R.- Me sumo a la reivindicación, pero nos están obligando a ser políticos y altavoces de la sociedad en todo. Hay un tipo de trabajo que te apetece hacer en un determinado momento, y puede ser reivindicativo, pero en otros momentos quieres hacer otra cosa que no tiene nada que ver con la situación actual. Me da pena que nos estén obligando a posicionarnos, como si nos hubieran llamado a la mili. Luego resulta que el que más ruido hace encima del escenario es el más tímido y el más conservador en la vida real. Nuestra lucha es hacer bien nuestro trabajo y comunicar bien al espectador. Montar bien una obra es un acto político.



P.- Cada vez es más frecuente que actores, directores y compañías tengan que sacar adelante una obra por sus propios medios, como les sucedió con Feelgood.

R.- Yo llevo catorce años con Gato Negro, y que haya gente que ponga la cara me relaja, porque no estoy solo. El teatro es algo familiar, y tenemos que saber dividir las figuras: por un lado, somos actores, y por otra, productores. No podemos dejar que se mezclen las dos facetas, porque pasaremos a ser pequeños dictadores de nuestras producciones.



P.- ¿Cree que acabará por imponerse este modelo ante la alternativa de quedarse parado?

R.- No creo, siempre ha habido compañías y productores privados. En la historia del teatro también ha habido gente a la que le gusta estar desde fuera. En España aún no sabemos quiénes son esas gentes. Pero ya es demasiado arriesgado subirte al escenario para que encima arriesgues del otro lado. No tenemos tradición ni formación para eso.

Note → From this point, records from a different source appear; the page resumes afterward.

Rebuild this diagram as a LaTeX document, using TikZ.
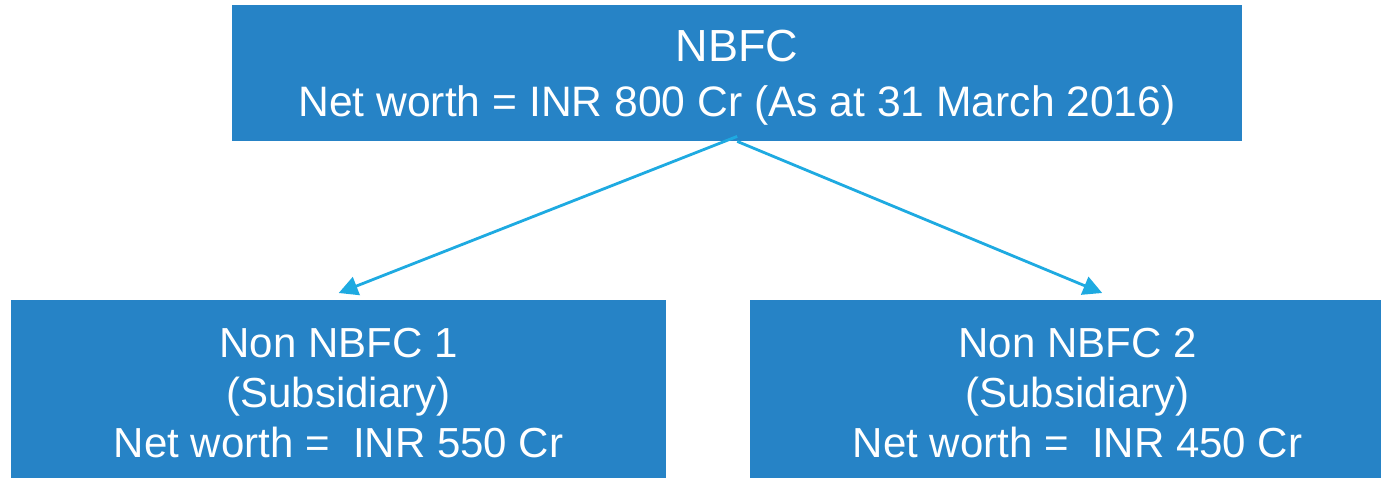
\documentclass[tikz,border=0pt]{standalone}
\usepackage{fontspec}
\setmainfont{Liberation Sans}
\usetikzlibrary{arrows.meta}
\definecolor{boxblue}{HTML}{2683C6}
\definecolor{arrowblue}{HTML}{1EAAE1}
\begin{document}
\begin{tikzpicture}[x=1pt,y=-1pt,
  box/.style={fill=boxblue,inner sep=0pt,anchor=north west},
  txt/.style={text=white,inner sep=0pt,align=center},
  conn/.style={draw=arrowblue,line width=2.8pt,-{Triangle[length=19pt,width=19pt]}}]
\useasboundingbox (0,0) rectangle (1381,478);
\node[box,minimum width=1010pt,minimum height=136pt] (top) at (232,5) {};
\node[box,minimum width=655pt,minimum height=178pt] (l) at (11,300) {};
\node[box,minimum width=655pt,minimum height=178pt] (r) at (750,300) {};
\node[txt,font=\fontsize{42.6}{55}\selectfont] (toptext) at (737,78)
  {\fontsize{45}{55}\selectfont NBFC\\Net worth = INR 800 Cr (As at 31 March 2016)};
\node[txt,font=\fontsize{42}{50}\selectfont] (ltext) at (338.5,393)
  {Non NBFC 1\\(Subsidiary)\\Net worth =\ \ INR 550 Cr};
\node[txt,font=\fontsize{42}{50}\selectfont] (rtext) at (1077.5,393)
  {Non NBFC 2\\(Subsidiary)\\Net worth =\ \ INR 450 Cr};
\coordinate (lend) at ([yshift=7pt]l.north);
\coordinate (rend) at ([xshift=24.5pt,yshift=7pt]r.north);
\draw[conn] ([yshift=5pt]top.south) -- (lend);
\draw[conn] (top.south) -- (rend);
\end{tikzpicture}
\end{document}
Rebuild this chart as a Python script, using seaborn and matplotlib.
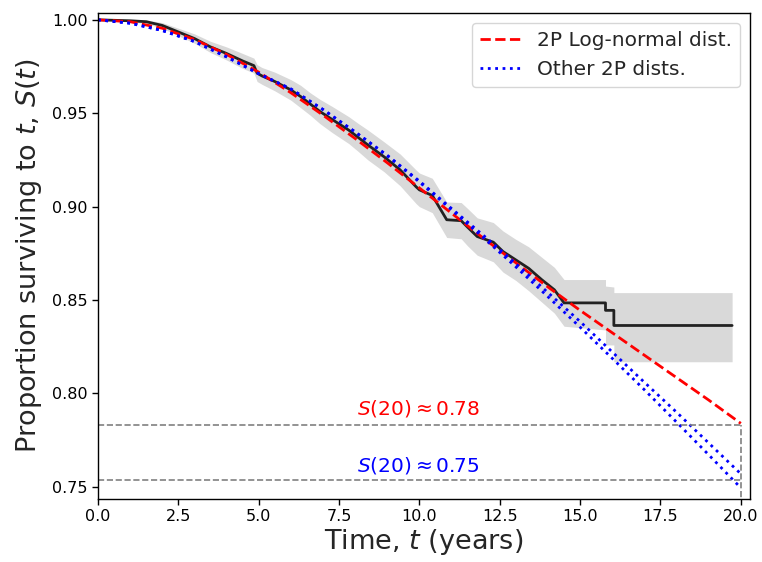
import numpy as np
import pandas as pd
import matplotlib
matplotlib.use('Agg')
import matplotlib.pyplot as plt
import seaborn as sns

sns.set_theme(style='ticks', rc={'axes.edgecolor': 'black', 'xtick.color': 'black',
                                 'ytick.color': 'black', 'axes.linewidth': 1.0})
plt.rcParams['font.family'] = ['DejaVu Sans']

# Kaplan-Meier estimate (corner points)
km_t = [0.0, 1.0, 1.5, 2.0, 2.5, 3.0, 3.5, 4.0, 4.5, 4.85, 4.95, 5.1, 5.5, 6.0, 6.3, 6.6,
        6.9, 7.3, 7.8, 8.1, 8.4, 8.9, 9.4, 9.9, 10.0, 10.4, 10.85, 11.3, 11.5, 11.8, 12.3,
        12.6, 13.0, 13.4, 13.8, 14.2, 14.5, 15.79, 15.79, 16.05, 16.05, 19.73]
km_s = [1.000, 0.9995, 0.999, 0.997, 0.9935, 0.990, 0.9855, 0.982, 0.978, 0.9755, 0.9715,
        0.970, 0.967, 0.9625, 0.959, 0.955, 0.951, 0.9465, 0.941, 0.937, 0.933, 0.9267,
        0.9197, 0.9106, 0.909, 0.906, 0.893, 0.8925, 0.889, 0.884, 0.881, 0.876, 0.8715,
        0.867, 0.861, 0.8555, 0.8485, 0.8485, 0.8445, 0.8445, 0.8364, 0.8364]
# confidence band
ci_lo = [1.000, 0.999, 0.998, 0.9955, 0.9915, 0.9875, 0.9825, 0.9785, 0.974, 0.9715, 0.967,
         0.9655, 0.962, 0.957, 0.953, 0.949, 0.9445, 0.9395, 0.9338, 0.9295, 0.925, 0.9187,
         0.9112, 0.9016, 0.900, 0.8968, 0.8835, 0.8828, 0.879, 0.874, 0.8705, 0.865, 0.8605,
         0.855, 0.849, 0.843, 0.836, 0.834, 0.826, 0.826, 0.817, 0.817]
ci_hi = [1.000, 1.000, 1.000, 0.9985, 0.9955, 0.9925, 0.9885, 0.9855, 0.982, 0.9795, 0.976,
         0.9745, 0.972, 0.968, 0.965, 0.961, 0.9575, 0.9535, 0.9482, 0.9445, 0.941, 0.9347,
         0.9282, 0.9196, 0.918, 0.9152, 0.9025, 0.9022, 0.899, 0.894, 0.8915, 0.887, 0.8825,
         0.8785, 0.873, 0.8675, 0.861, 0.861, 0.8575, 0.857, 0.854, 0.854]

# fitted parametric curves
fit_t = list(range(0, 21))
lognorm_s = [1.000, 0.9990, 0.9955, 0.9895, 0.9815, 0.9720, 0.9610, 0.9490, 0.9365, 0.9235,
             0.9100, 0.8965, 0.8830, 0.8700, 0.8570, 0.8445, 0.8325, 0.8205, 0.8085, 0.7965,
             0.7840]
other_a_s = [1.000, 0.9982, 0.9943, 0.9884, 0.9802, 0.9712, 0.9630, 0.9520, 0.9400, 0.9275,
             0.9137, 0.8990, 0.8845, 0.8695, 0.8540, 0.8385, 0.8222, 0.8060, 0.7900, 0.7735,
             0.7570]
other_b_s = [1.000, 0.9982, 0.9943, 0.9884, 0.9802, 0.9712, 0.9630, 0.9520, 0.9400, 0.9272,
             0.9132, 0.8983, 0.8832, 0.8678, 0.8518, 0.8355, 0.8188, 0.8020, 0.7847, 0.7672,
             0.7495]

s20_lognorm = 0.783
s20_other = 0.7535
t_end = 20

fig, ax = plt.subplots(figsize=(7.62, 5.62), dpi=100)
fig.subplots_adjust(left=0.1286, right=0.984, top=0.977, bottom=0.112)

ax.fill_between(km_t, ci_lo, ci_hi, color='#d9d9d9', lw=0)
sns.lineplot(x=km_t, y=km_s, ax=ax, color='#222222', lw=2, sort=False, estimator=None)

sns.lineplot(x=fit_t, y=lognorm_s, ax=ax, color='red', ls='--', lw=2,
             label='2P Log-normal dist.')
sns.lineplot(x=fit_t, y=other_a_s, ax=ax, color='blue', ls=':', lw=2,
             label='Other 2P dists.')
sns.lineplot(x=fit_t, y=other_b_s, ax=ax, color='blue', ls=':', lw=2)

ax.hlines([s20_lognorm, s20_other], 0, t_end, colors='gray', linestyles='--', lw=1.2)
ax.vlines(t_end, 0.74, s20_lognorm, colors='gray', linestyles='--', lw=1.2)

ax.text(8.05, s20_lognorm + 0.0035, r'$S(20) \approx 0.78$', color='red', fontsize=14.5,
        va='bottom', ha='left')
ax.text(8.05, s20_other + 0.0025, r'$S(20) \approx 0.75$', color='blue', fontsize=14.5,
        va='bottom', ha='left')

ax.set_xlim(0, 20.28)
ax.set_ylim(0.7435, 1.0037)
ax.set_xticks(np.arange(0, 20.1, 2.5))
ax.set_yticks([0.75, 0.80, 0.85, 0.90, 0.95, 1.00])
ax.tick_params(labelsize=11.5, length=4, width=1)
ax.set_xlabel('Time, $t$ (years)', fontsize=19.5, labelpad=2)
ax.set_ylabel('Proportion surviving to $t$, $S(t)$', fontsize=19.5, labelpad=6)

ax.legend(loc='upper right', fontsize=14.5, frameon=True, fancybox=True,
          framealpha=0.8, edgecolor='#cccccc')

fig.savefig('out.png', dpi=100)
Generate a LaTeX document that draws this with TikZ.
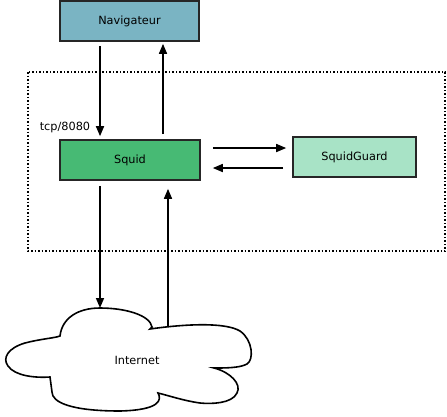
\documentclass[tikz,border=0pt]{standalone}
\usepackage{fontspec}
\setmainfont{DejaVu Sans}
\usetikzlibrary{arrows.meta,calc}
\definecolor{navc}{RGB}{122,180,195}
\definecolor{squidc}{RGB}{71,186,116}
\definecolor{guardc}{RGB}{168,227,198}
\begin{document}
\begin{tikzpicture}[x=1pt,y=-1pt,
  box/.style={draw=black!85,line width=1.6pt,minimum width=#1,minimum height=40pt,inner sep=0pt,font=\fontsize{11.3}{13}\selectfont},
  arr/.style={line width=1.6pt,-{Triangle[length=10pt,width=8pt]}},
  lbl/.style={font=\fontsize{11.3}{13}\selectfont,inner sep=0pt}]
\useasboundingbox (0,0) rectangle (447,416);
\draw[line width=1.5pt,dotted] (28,72) rectangle (445,251);
\node[box=139pt,fill=navc] (nav) at (129.5,21) {Navigateur};
\node[box=140pt,fill=squidc] (squid) at (130,160) {Squid};
\node[box=123pt,fill=guardc] (guard) at (354.5,157) {SquidGuard};
\node[lbl] (tcp) at (65,127) {tcp/8080};
% cloud
\draw[line width=1.6pt,fill=white]
 (60,336) .. controls (62,318) and (78,308) .. (100,308)
 .. controls (125,308) and (150,315) .. (152,327)
 -- (150,329) .. controls (185,324) and (225,322) .. (240,331)
 .. controls (253,340) and (254,360) .. (247,364)
 .. controls (240,368) and (225,368) .. (214,368)
 .. controls (230,372) and (242,384) .. (237,393)
 .. controls (232,404) and (210,404) .. (200,403)
 .. controls (185,401) and (170,396) .. (158,393)
 .. controls (162,400) and (160,410) .. (120,411)
 .. controls (70,411) and (52,402) .. (52,392)
 -- (50,377) .. controls (35,378) and (15,376) .. (8,366)
 .. controls (2,358) and (8,348) .. (25,343)
 .. controls (40,339) and (55,338) .. (60,336) -- cycle;
\node[lbl] (inet) at (137,360) {Internet};
\coordinate (cin) at (100,308);
\coordinate (cout) at (168,326);
% arrows
\coordinate (dn) at (100,0);
\coordinate (up) at (163,0);
\coordinate (dn2) at (100,0);
\coordinate (up2) at (168,0);
\draw[arr] ($(nav.south -| dn)+(0,4)$) -- ($(squid.north -| dn)+(0,-3)$);
\draw[arr] ($(squid.north -| up)+(0,-5)$) -- ($(nav.south -| up)+(0,2)$);
\draw[arr] ($(squid.east)+(12,-12)$) -- ($(guard.west)+(-6,-9)$);
\draw[arr] ($(guard.west)+(-9,11)$) -- ($(squid.east)+(12,8)$);
\draw[arr] ($(squid.south -| dn2)+(0,5)$) -- (cin);
\draw[arr] (cout) -- ($(squid.south -| up2)+(0,8)$);
\end{tikzpicture}
\end{document}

P.- Ha trabajado en varias ocasiones en Francia y en Suiza. ¿Cree que el teatro se respeta más allí? ¿Tiene más apoyo institucional?

R.- En todos los países en los que he estado el teatro tiene más respeto social e institucional que aquí. El de España es un caso tercermundista en lo que respecta al respeto y la consideración. Parece que es uno de los grandes males de nuestra sociedad. El día en que el teatro se equipare a otros oficios, se habrá dado un salto cualitativo y habrá cambiado la mentalidad de la sociedad. Europa sabe que tenemos una función social, y si no, que nos digan que somos ilegales. O somo útiles, o no somos inútiles.



P.- ¿Contempla la perspectiva de marcharse a Francia definitivamente?

R.- He vivido allí ocho años. Es la familia lo que me retiene aquí. Paso largas temporadas en Francia y Suiza. El artista no se debe a ninguna patria excepto a su arte. Soy un hombre del teatro y empatizo con todos los hombres y mujeres del teatro de todos los continentes. No tengo ningún miedo en ese aspecto.